Obviously, the oil interests in South Portland chose the third lawyer to represent their interests. It is a shame that the Portland Press Herald editorial board has made the same choice in its declared opposition to the Waterfront Protection Ordinance based on this premise (“Our View: Waterfront vote affects more than tar sands,” Oct. 17).
Protect South Portland has put its faith in the good sense of the people of South Portland. They know where their real and lasting interests lie, and based on this, not specious legal reasoning, they will vote for the Waterfront Protection Ordinance on Nov. 5.

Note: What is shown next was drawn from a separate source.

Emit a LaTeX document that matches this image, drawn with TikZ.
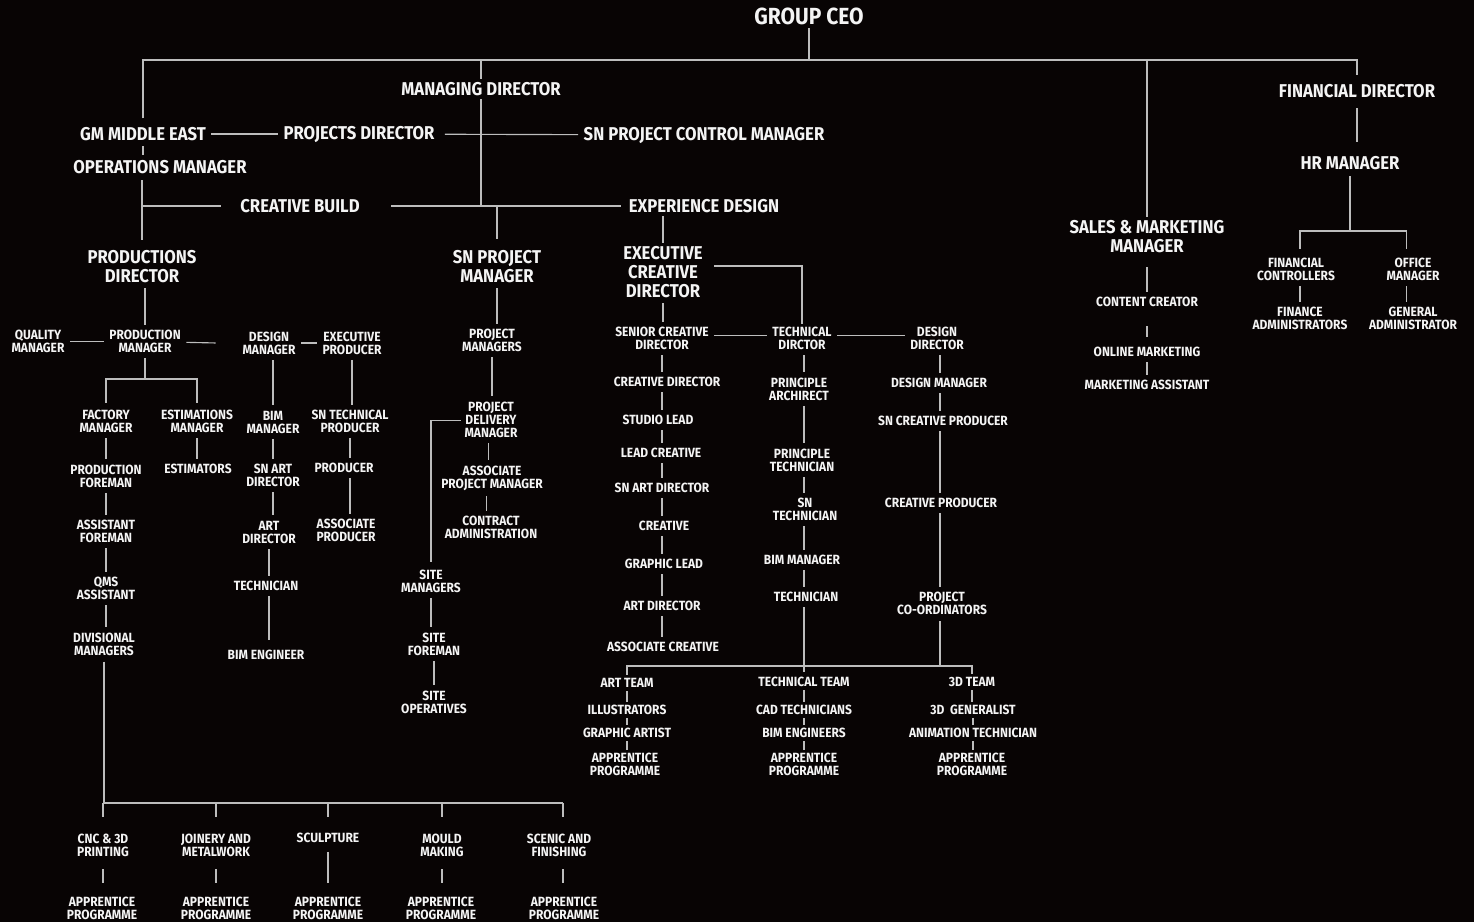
\documentclass[tikz,border=0pt]{standalone}
\usepackage{fontspec}
\setmainfont{Fira Sans}[FakeStretch=0.9]
\usetikzlibrary{backgrounds}
\definecolor{bg}{HTML}{080404}
\definecolor{ln}{HTML}{BDBDBD}
\definecolor{tx}{HTML}{F4F4F4}
\begin{document}
\begin{tikzpicture}[x=0.75pt,y=-0.75pt,
  every node/.style={text=tx, align=center, inner sep=2.5pt},
  big/.style={font=\bfseries\fontsize{17.5}{20}\selectfont},
  med/.style={font=\bfseries\fontsize{13.9}{14.25}\selectfont},
  sm/.style={font=\bfseries\fontsize{10}{9.75}\selectfont},
  wire/.style={draw=ln, line width=0.85pt},
  link/.style={draw=ln, line width=0.85pt, shorten <=1.5pt, shorten >=1.5pt}]
\useasboundingbox (0,0) rectangle (1474,922);
% ---------- top level
\node[big] (ceo) at (809,16) {GROUP CEO};
\node[med] (md) at (481,89) {MANAGING DIRECTOR};
\node[med] (gm) at (143,134) {GM MIDDLE EAST};
\node[med] (pd) at (359,134) {PROJECTS DIRECTOR};
\node[med] (snpcm) at (704,135) {SN PROJECT CONTROL MANAGER};
\node[med] (om) at (160,167) {OPERATIONS MANAGER};
\node[med] (cb) at (300,206) {CREATIVE BUILD};
\node[med] (ed) at (704,206) {EXPERIENCE DESIGN};
\node[med] (prd) at (142,266.5) {PRODUCTIONS\\DIRECTOR};
\node[med] (snpm) at (497,266.5) {SN PROJECT\\MANAGER};
\node[med] (ecd) at (663,272) {EXECUTIVE\\CREATIVE\\DIRECTOR};
\node[med] (fd) at (1357,91) {FINANCIAL DIRECTOR};
\node[med] (hr) at (1350,163) {HR MANAGER};
\node[med] (smm) at (1147,236.5) {SALES \& MARKETING\\MANAGER};
% ---------- creative build
\node[sm] (qm) at (38,341.5) {QUALITY\\MANAGER};
\node[sm] (pm) at (145,341.5) {PRODUCTION\\MANAGER};
\node[sm] (dm) at (269,343) {DESIGN\\MANAGER};
\node[sm] (ep) at (352,343) {EXECUTIVE\\PRODUCER};
\node[sm] (fm) at (106,421.5) {FACTORY\\MANAGER};
\node[sm] (em) at (197,421.5) {ESTIMATIONS\\MANAGER};
\node[sm] (pf) at (106,476) {PRODUCTION\\FOREMAN};
\node[sm] (af) at (106,531.5) {ASSISTANT\\FOREMAN};
\node[sm] (qms) at (106,588.5) {QMS\\ASSISTANT};
\node[sm] (dvm) at (104,644) {DIVISIONAL\\MANAGERS};
\node[sm] (est) at (198,469) {ESTIMATORS};
\node[sm] (bimm) at (273,422) {BIM\\MANAGER};
\node[sm] (snad) at (273,475.5) {SN ART\\DIRECTOR};
\node[sm] (ad) at (269,532) {ART\\DIRECTOR};
\node[sm] (tech) at (266,586) {TECHNICIAN};
\node[sm] (bime) at (266,655) {BIM ENGINEER};
\node[sm] (sntp) at (350,421.5) {SN TECHNICAL\\PRODUCER};
\node[sm] (prod) at (344,468) {PRODUCER};
\node[sm] (ap) at (346,530.5) {ASSOCIATE\\PRODUCER};
% bottom
\node[sm] (cnc) at (103,845) {CNC \& 3D\\PRINTING};
\node[sm] (join) at (216,845) {JOINERY AND\\METALWORK};
\node[sm] (sculp) at (328,838) {SCULPTURE};
\node[sm] (mould) at (442,845) {MOULD\\MAKING};
\node[sm] (scenic) at (559,845) {SCENIC AND\\FINISHING};
\node[sm] (apa) at (102,908) {APPRENTICE\\PROGRAMME};
\node[sm] (apb) at (216,908) {APPRENTICE\\PROGRAMME};
\node[sm] (apc) at (328,908) {APPRENTICE\\PROGRAMME};
\node[sm] (apd) at (441,908) {APPRENTICE\\PROGRAMME};
\node[sm] (ape) at (564,908) {APPRENTICE\\PROGRAMME};
% ---------- projects
\node[sm] (pms) at (492,340.5) {PROJECT\\MANAGERS};
\node[sm] (pdm) at (491,419.5) {PROJECT\\DELIVERY\\MANAGER};
\node[sm] (apm) at (492,478) {ASSOCIATE\\PROJECT MANAGER};
\node[sm] (ca) at (491,527.5) {CONTRACT\\ADMINISTRATION};
\node[sm] (sm) at (431,581) {SITE\\MANAGERS};
\node[sm] (sf) at (434,644) {SITE\\FOREMAN};
\node[sm] (so) at (434,702) {SITE\\OPERATIVES};
% ---------- experience design
\node[sm] (scd) at (662,338.5) {SENIOR CREATIVE\\DIRECTOR};
\node[sm] (td) at (802,338.5) {TECHNICAL\\DIRCTOR};
\node[sm] (dd) at (937,338.5) {DESIGN\\DIRECTOR};
\node[sm] (cd) at (667,382) {CREATIVE DIRECTOR};
\node[sm] (sl) at (658,420) {STUDIO LEAD};
\node[sm] (lc) at (661,453) {LEAD CREATIVE};
\node[sm] (snadb) at (662,488) {SN ART DIRECTOR};
\node[sm] (cr) at (664,526) {CREATIVE};
\node[sm] (gl) at (664,564) {GRAPHIC LEAD};
\node[sm] (adb) at (662,606) {ART DIRECTOR};
\node[sm] (ac) at (663,647) {ASSOCIATE CREATIVE};
\node[sm] (pa) at (799,389) {PRINCIPLE\\ARCHIRECT};
\node[sm] (pt) at (802,460) {PRINCIPLE\\TECHNICIAN};
\node[sm] (snt) at (805,509.5) {SN\\TECHNICIAN};
\node[sm] (bimmb) at (802,560) {BIM MANAGER};
\node[sm] (techb) at (806,597) {TECHNICIAN};
\node[sm] (dmb) at (939,383) {DESIGN MANAGER};
\node[sm] (sncp) at (943,421) {SN CREATIVE PRODUCER};
\node[sm] (cp) at (941,503) {CREATIVE PRODUCER};
\node[sm] (pco) at (942,603.5) {PROJECT\\CO-ORDINATORS};
% teams
\node[sm] (at) at (627,683) {ART TEAM};
\node[sm] (ill) at (627,710) {ILLUSTRATORS};
\node[sm] (ga) at (627,733) {GRAPHIC ARTIST};
\node[sm] (apf) at (625,764.5) {APPRENTICE\\PROGRAMME};
\node[sm] (tt) at (804,682) {TECHNICAL TEAM};
\node[sm] (cad) at (804,710) {CAD TECHNICIANS};
\node[sm] (bimes) at (804,733) {BIM ENGINEERS};
\node[sm] (apg) at (804,764.5) {APPRENTICE\\PROGRAMME};
\node[sm] (tdt) at (972,682) {3D TEAM};
\node[sm] (gen) at (973,710) {3D~~GENERALIST};
\node[sm] (ani) at (973,733) {ANIMATION TECHNICIAN};
\node[sm] (aph) at (972,764.5) {APPRENTICE\\PROGRAMME};
% ---------- right side
\node[sm] (cc) at (1147,302) {CONTENT CREATOR};
\node[sm] (onm) at (1147,352) {ONLINE MARKETING};
\node[sm] (ma) at (1147,385) {MARKETING ASSISTANT};
\node[sm] (fc) at (1296,269.5) {FINANCIAL\\CONTROLLERS};
\node[sm] (fa) at (1300,318.5) {FINANCE\\ADMINISTRATORS};
\node[sm] (ofm) at (1413,269.5) {OFFICE\\MANAGER};
\node[sm] (gad) at (1413,318.5) {GENERAL\\ADMINISTRATOR};

% ---------- junction coordinates
\coordinate (tb) at (809,60);
\coordinate (pmb) at (147,379);
\coordinate (bb) at (103,803);
\coordinate (tbar) at (626,666);
\coordinate (hrb) at (1350,231);
\coordinate (scx) at (662,0);
\coordinate (tdx) at (804,0);
\coordinate (ddx) at (940,0);

\begin{pgfonlayer}{background}
\fill[bg] (0,0) rectangle (1474,922);
% top
\draw[wire] (ceo.south) -- (ceo.south |- tb);
\draw[wire, shorten <=4pt, shorten >=4pt] (gm.north) -- (gm.north |- tb) -- (fd.north |- tb) -- (fd.north);
\draw[wire] (md.north) -- (md.north |- tb);
\draw[wire] (smm.north) -- (smm.north |- tb);
\draw[link] (gm) -- (pd);
\draw[link, shorten <=5pt] (pd) -- (snpcm);
\draw[link] (gm.south) -- (gm.south |- om.north);
\draw[wire, shorten <=2pt, shorten >=5pt] (prd.north |- om.south) -- (prd.north);
\draw[wire] (prd.north |- cb) -- ([xshift=-12pt]cb.west);
\draw[wire] ([xshift=21pt]cb.east) -- ([xshift=-3pt]ed.west);
\draw[wire] (md.south) -- (md.south |- cb);
\draw[wire] (snpm.north |- cb) -- ([yshift=6pt]snpm.north);
\draw[wire] (ecd.north |- ed.south) -- (ecd.north);
\draw[wire] ([yshift=4.5pt,xshift=6pt]ecd.east) -| (td.north);
\draw[link] (ecd.south) -- (ecd.south |- scd.north);
% creative build
\draw[link] (pm.north |- prd.south) -- (pm.north);
\draw[link] (qm) -- (pm);
\draw[link] (pm) -- ([xshift=-16pt]dm.west);
\draw[link] (dm) -- (ep);
\draw[wire, shorten <=1.5pt] (pm.south) -- (pm.south |- pmb);
\draw[wire, shorten <=3pt, shorten >=3pt] (fm.north) -- (fm.north |- pmb) -- (em.north |- pmb) -- (em.north);
\draw[link] (fm.south) -- (fm.south |- pf.north);
\draw[link] (pf.south) -- (pf.south |- af.north);
\draw[link] (af.south) -- (af.south |- qms.north);
\draw[link] (qms.south) -- (qms.south |- dvm.north);
\draw[link] (em.south) -- (em.south |- est.north);
\draw[link] (bimm.north |- dm.south) -- (bimm.north);
\draw[link] (bimm.south) -- (bimm.south |- snad.north);
\draw[link] (snad.south) -- (snad.south |- ad.north);
\draw[link] (ad.south) -- (ad.south |- tech.north);
\draw[link, shorten >=5pt] (ad.south |- tech.south) -- (ad.south |- bime.north);
\draw[link] (ep.south) -- (ep.south |- sntp.north);
\draw[link] (sntp.south) -- (sntp.south |- prod.north);
\draw[link] (sntp.south |- prod.south) -- (sntp.south |- ap.north);
% bottom branch
\draw[wire, shorten <=2pt] (dvm.south) -- (dvm.south |- bb) -- ([xshift=3pt]scenic.north |- bb);
\draw[wire, shorten >=9.5pt] (cnc.north |- bb) -- (cnc.north);
\draw[wire, shorten >=9.5pt] (join.north |- bb) -- (join.north);
\draw[wire, shorten >=9.5pt] (sculp.north |- bb) -- (sculp.north);
\draw[wire, shorten >=9.5pt] (mould.north |- bb) -- (mould.north);
\draw[wire, shorten >=9.5pt] ([xshift=3pt]scenic.north |- bb) -- ([xshift=3pt]scenic.north);
\draw[wire, shorten <=7pt, shorten >=7.5pt] (cnc.south) -- (cnc.south |- apa.north);
\draw[wire, shorten <=7pt, shorten >=7.5pt] (join.south) -- (join.south |- apb.north);
\draw[wire, shorten <=4pt, shorten >=7.5pt] (sculp.south) -- (sculp.south |- apc.north);
\draw[wire, shorten <=7pt, shorten >=7.5pt] (mould.south) -- (mould.south |- apd.north);
\draw[wire, shorten <=7pt, shorten >=7.5pt] ([xshift=3pt]scenic.south) -- ([xshift=3pt]scenic.south |- ape.north);
% projects
\draw[link] (snpm.south) -- (snpm.south |- pms.north);
\draw[link] (pms.south) -- (pms.south |- pdm.north);
\draw[link] ([xshift=-2pt]pdm.south) -- ([xshift=-2pt]pdm.south |- apm.north);
\draw[link] ([xshift=-4pt]apm.south) -- ([xshift=-4pt]apm.south |- ca.north);
\draw[wire, shorten >=3pt] ([yshift=-1pt]pdm.west) -| (sm.north);
\draw[link] (sm.south) -- (sm.south |- sf.north);
\draw[link] (sf.south |- sf.south) -- (sf.south |- so.north);
% experience design
\draw[link] ([yshift=2.5pt]scd.east) -- ([yshift=2.5pt]td.west);
\draw[link] ([yshift=2.5pt]td.east) -- ([yshift=2.5pt]dd.west);
\draw[link] (scx |- scd.south) -- (scx |- cd.north);
\draw[link] (scx |- cd.south) -- (scx |- sl.north);
\draw[link] (scx |- sl.south) -- (scx |- lc.north);
\draw[link] (scx |- lc.south) -- (scx |- snadb.north);
\draw[link] (scx |- snadb.south) -- (scx |- cr.north);
\draw[link] (scx |- cr.south) -- (scx |- gl.north);
\draw[link] (scx |- gl.south) -- (scx |- adb.north);
\draw[link] (scx |- adb.south) -- (scx |- ac.north);
\draw[link] (tdx |- td.south) -- (tdx |- pa.north);
\draw[link] (tdx |- pa.south) -- (tdx |- pt.north);
\draw[link] (tdx |- pt.south) -- (tdx |- snt.north);
\draw[link] (tdx |- snt.south) -- (tdx |- bimmb.north);
\draw[link] (tdx |- bimmb.south) -- (tdx |- techb.north);
\draw[link] (tdx |- techb.south) -- (tdx |- tt.north);
\draw[link] (ddx |- dd.south) -- (ddx |- dmb.north);
\draw[link] (ddx |- dmb.south) -- (ddx |- sncp.north);
\draw[link] (ddx |- sncp.south) -- (ddx |- cp.north);
\draw[link] (ddx |- cp.south) -- (ddx |- pco.north);
\draw[wire, shorten <=2pt] (ddx |- pco.south) -- (ddx |- tbar);
\draw[wire] (at.north) -- (at.north |- tbar) -- (tdt.north |- tbar) -- (tdt.north);
% teams
\draw[wire] (at.south) -- (at.south |- ill.north);
\draw[wire] (ill.south) -- (ill.south |- ga.north);
\draw[wire] (ga.south) -- (ga.south |- apf.north);
\draw[wire] (tt.south) -- (tt.south |- cad.north);
\draw[wire] (cad.south) -- (cad.south |- bimes.north);
\draw[wire] (bimes.south) -- (bimes.south |- apg.north);
\draw[wire] (tdt.south) -- (tdt.south |- gen.north);
\draw[wire] (gen.south) -- (gen.south |- ani.north);
\draw[wire] (ani.south) -- (ani.south |- aph.north);
% right side
\draw[link, shorten <=8pt] (smm.south) -- (smm.south |- cc.north);
\draw[link, shorten <=12pt, shorten >=5pt] (cc.south) -- (cc.south |- onm.north);
\draw[link] (onm.south) -- (onm.south |- ma.north);
\draw[link, shorten <=5pt, shorten >=8pt] (fd.south) -- (fd.south |- hr.north);
\draw[wire, shorten <=2pt] (hr.south) -- (hrb);
\draw[wire, shorten <=4.5pt, shorten >=4.5pt] ([xshift=3pt]fc.north) -- ([xshift=3pt]fc.north |- hrb) -- ([xshift=-5pt]ofm.north |- hrb) -- ([xshift=-5pt]ofm.north);
\draw[link] ([xshift=3pt]fc.south) -- ([xshift=3pt]fc.south |- fa.north);
\draw[link] ([xshift=-5pt]ofm.south) -- ([xshift=-5pt]ofm.south |- gad.north);
\end{pgfonlayer}
\end{tikzpicture}
\end{document}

‘Open carry’ brouhaha could have been avoided
Re: “Assault rifle carrier: Portland police got it wrong” (Oct. 23): All us young hunters were taught to carry the gun pointed down at the ground, in case you tripped. At the worst it would shoot your own foot. That is a 100-year-old rifle practice, to my knowledge and my years living with that practice.
I have never felt sorry for police, even though their work is tough, and rarely had to feel sorry for a hunter – or in this case, an openly carrying student. But in this instance, I feel great sorrow for the police force and the carrier, Carlos Reed.
Southern Maine Community College did not let all law enforcement know that the school had a class in teaching the tactics of Homeland Security, for Reed’s future work.
Police could have taken time to run over their take on open carry – which is silly – to avoid this very circumstance. (If you carry the rifle flat, straight on, it can be jumped up even maybe quicker.) The Police Department could have at least known the class was in effect the weeks it was held.
The college students in law enforcement should also maybe have contacted state police about what was to be and what was going on. Reed lost his classes and was made to feel like a bad guy, the police acted unwisely and acted like a bunch of bad guys. None of it was necessary.
The rifle-carrying man should have thought as well, “What could happen if some nut thinks I am carrying to maybe harm someone?” I think it’s a sorry mess. And only Reed got picked on, not the college.